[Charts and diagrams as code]
— Begin —
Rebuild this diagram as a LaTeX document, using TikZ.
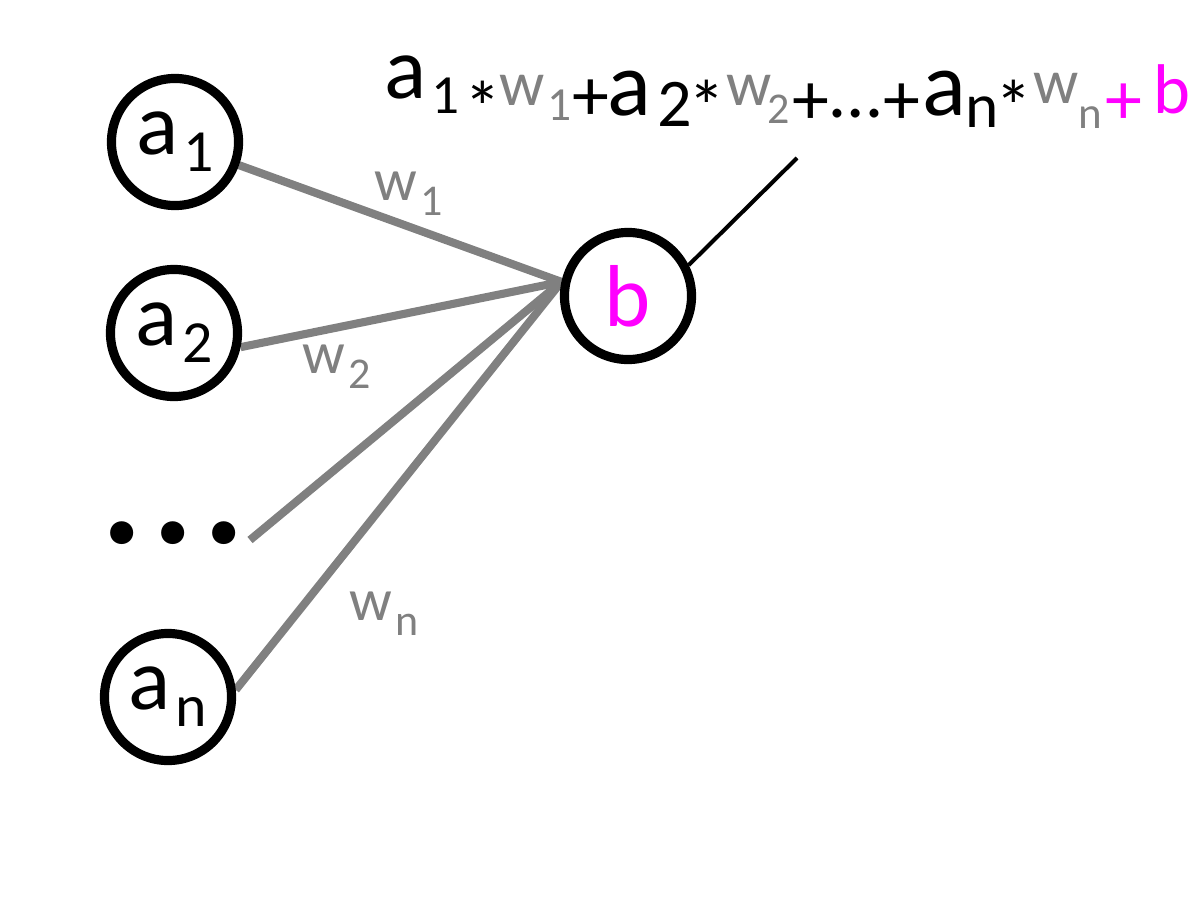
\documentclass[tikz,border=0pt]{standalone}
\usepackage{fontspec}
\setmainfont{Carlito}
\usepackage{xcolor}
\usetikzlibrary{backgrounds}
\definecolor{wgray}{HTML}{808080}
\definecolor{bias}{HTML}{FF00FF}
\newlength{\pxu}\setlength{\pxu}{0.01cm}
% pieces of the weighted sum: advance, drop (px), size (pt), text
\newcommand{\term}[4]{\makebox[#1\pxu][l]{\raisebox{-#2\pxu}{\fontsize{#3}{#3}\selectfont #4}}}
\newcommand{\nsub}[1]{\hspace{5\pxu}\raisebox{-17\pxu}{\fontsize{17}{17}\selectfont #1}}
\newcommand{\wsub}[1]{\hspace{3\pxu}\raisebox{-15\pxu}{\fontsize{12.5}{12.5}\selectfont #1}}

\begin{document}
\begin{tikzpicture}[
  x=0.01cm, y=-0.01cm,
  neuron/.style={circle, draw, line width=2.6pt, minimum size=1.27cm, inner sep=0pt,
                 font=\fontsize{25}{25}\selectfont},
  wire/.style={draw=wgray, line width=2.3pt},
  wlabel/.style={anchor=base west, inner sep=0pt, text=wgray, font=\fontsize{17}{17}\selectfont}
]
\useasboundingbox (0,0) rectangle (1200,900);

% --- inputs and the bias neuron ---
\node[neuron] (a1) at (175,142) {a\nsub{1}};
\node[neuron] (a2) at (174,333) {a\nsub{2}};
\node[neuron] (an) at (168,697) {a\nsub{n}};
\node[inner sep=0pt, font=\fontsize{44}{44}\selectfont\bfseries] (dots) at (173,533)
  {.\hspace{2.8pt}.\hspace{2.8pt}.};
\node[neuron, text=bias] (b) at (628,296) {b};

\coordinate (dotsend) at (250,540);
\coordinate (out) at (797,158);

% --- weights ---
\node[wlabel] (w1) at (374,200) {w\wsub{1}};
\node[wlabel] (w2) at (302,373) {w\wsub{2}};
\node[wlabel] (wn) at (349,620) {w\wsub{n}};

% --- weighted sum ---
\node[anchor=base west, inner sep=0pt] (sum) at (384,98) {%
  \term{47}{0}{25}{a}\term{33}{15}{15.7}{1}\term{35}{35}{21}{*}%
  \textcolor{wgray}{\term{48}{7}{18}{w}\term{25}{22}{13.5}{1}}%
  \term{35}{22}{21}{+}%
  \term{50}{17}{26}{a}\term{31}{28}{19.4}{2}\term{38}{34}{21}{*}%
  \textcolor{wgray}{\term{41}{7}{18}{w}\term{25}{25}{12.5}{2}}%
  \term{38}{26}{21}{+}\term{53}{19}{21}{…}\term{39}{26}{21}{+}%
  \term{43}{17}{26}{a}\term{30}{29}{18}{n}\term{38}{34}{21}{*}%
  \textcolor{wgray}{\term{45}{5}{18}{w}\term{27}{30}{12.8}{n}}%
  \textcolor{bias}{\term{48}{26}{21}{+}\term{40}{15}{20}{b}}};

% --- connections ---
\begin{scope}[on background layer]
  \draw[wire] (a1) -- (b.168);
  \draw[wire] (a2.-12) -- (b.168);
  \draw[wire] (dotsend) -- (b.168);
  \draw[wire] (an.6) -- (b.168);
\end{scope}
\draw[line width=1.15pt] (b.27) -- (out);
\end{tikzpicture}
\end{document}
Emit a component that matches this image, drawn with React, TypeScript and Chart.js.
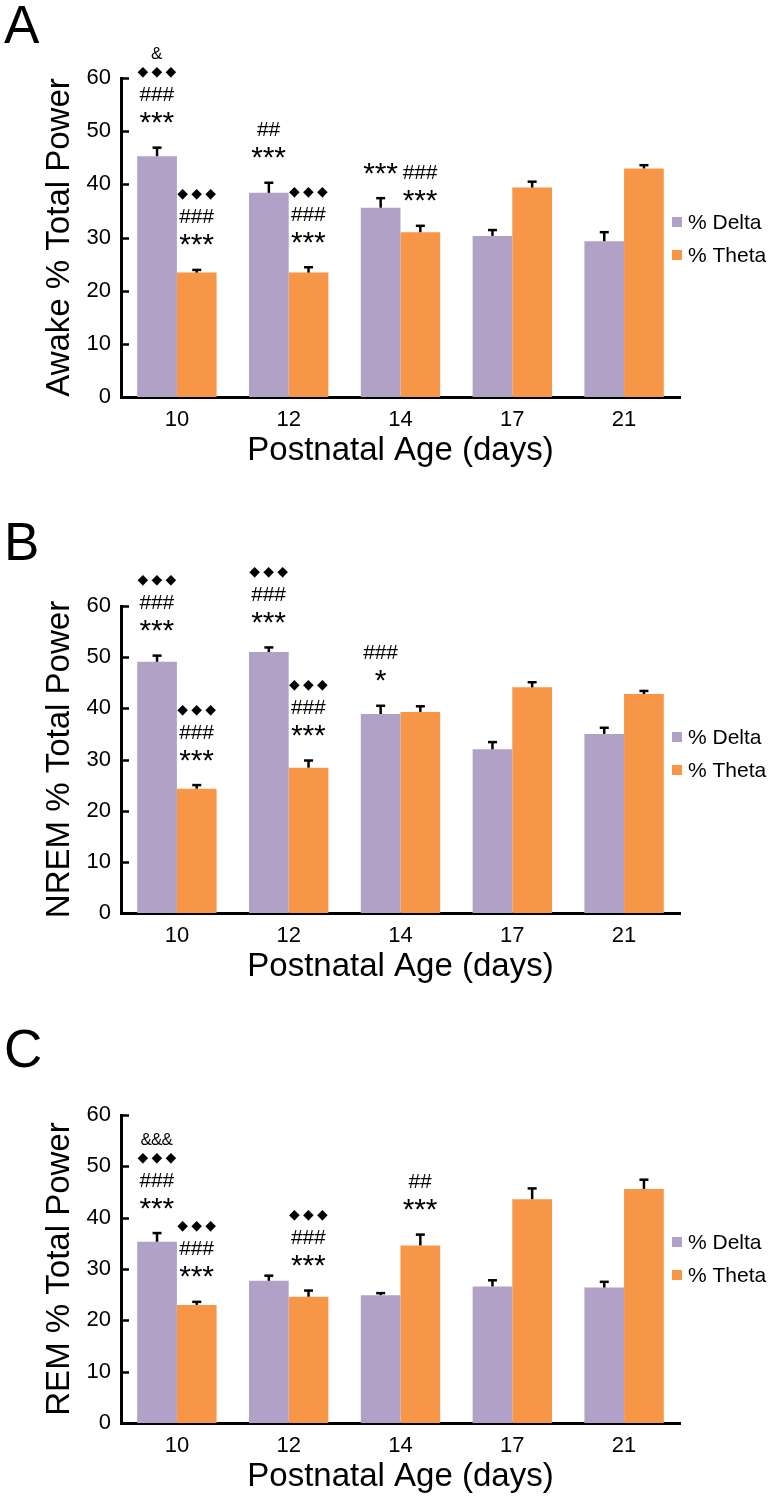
— End —
#### [AIM OF THE TASK]
Repeat the lines above, starting at the first and stopping after the line that holds "(wn) at (349,620)", with the pictures left out.

#### [PROBLEM SOLUTION]
Rebuild this diagram as a LaTeX document, using TikZ.
\documentclass[tikz,border=0pt]{standalone}
\usepackage{fontspec}
\setmainfont{Carlito}
\usepackage{xcolor}
\usetikzlibrary{backgrounds}
\definecolor{wgray}{HTML}{808080}
\definecolor{bias}{HTML}{FF00FF}
\newlength{\pxu}\setlength{\pxu}{0.01cm}
% pieces of the weighted sum: advance, drop (px), size (pt), text
\newcommand{\term}[4]{\makebox[#1\pxu][l]{\raisebox{-#2\pxu}{\fontsize{#3}{#3}\selectfont #4}}}
\newcommand{\nsub}[1]{\hspace{5\pxu}\raisebox{-17\pxu}{\fontsize{17}{17}\selectfont #1}}
\newcommand{\wsub}[1]{\hspace{3\pxu}\raisebox{-15\pxu}{\fontsize{12.5}{12.5}\selectfont #1}}

\begin{document}
\begin{tikzpicture}[
  x=0.01cm, y=-0.01cm,
  neuron/.style={circle, draw, line width=2.6pt, minimum size=1.27cm, inner sep=0pt,
                 font=\fontsize{25}{25}\selectfont},
  wire/.style={draw=wgray, line width=2.3pt},
  wlabel/.style={anchor=base west, inner sep=0pt, text=wgray, font=\fontsize{17}{17}\selectfont}
]
\useasboundingbox (0,0) rectangle (1200,900);

% --- inputs and the bias neuron ---
\node[neuron] (a1) at (175,142) {a\nsub{1}};
\node[neuron] (a2) at (174,333) {a\nsub{2}};
\node[neuron] (an) at (168,697) {a\nsub{n}};
\node[inner sep=0pt, font=\fontsize{44}{44}\selectfont\bfseries] (dots) at (173,533)
  {.\hspace{2.8pt}.\hspace{2.8pt}.};
\node[neuron, text=bias] (b) at (628,296) {b};

\coordinate (dotsend) at (250,540);
\coordinate (out) at (797,158);

% --- weights ---
\node[wlabel] (w1) at (374,200) {w\wsub{1}};
\node[wlabel] (w2) at (302,373) {w\wsub{2}};
\node[wlabel] (wn) at (349,620) {w\wsub{n}};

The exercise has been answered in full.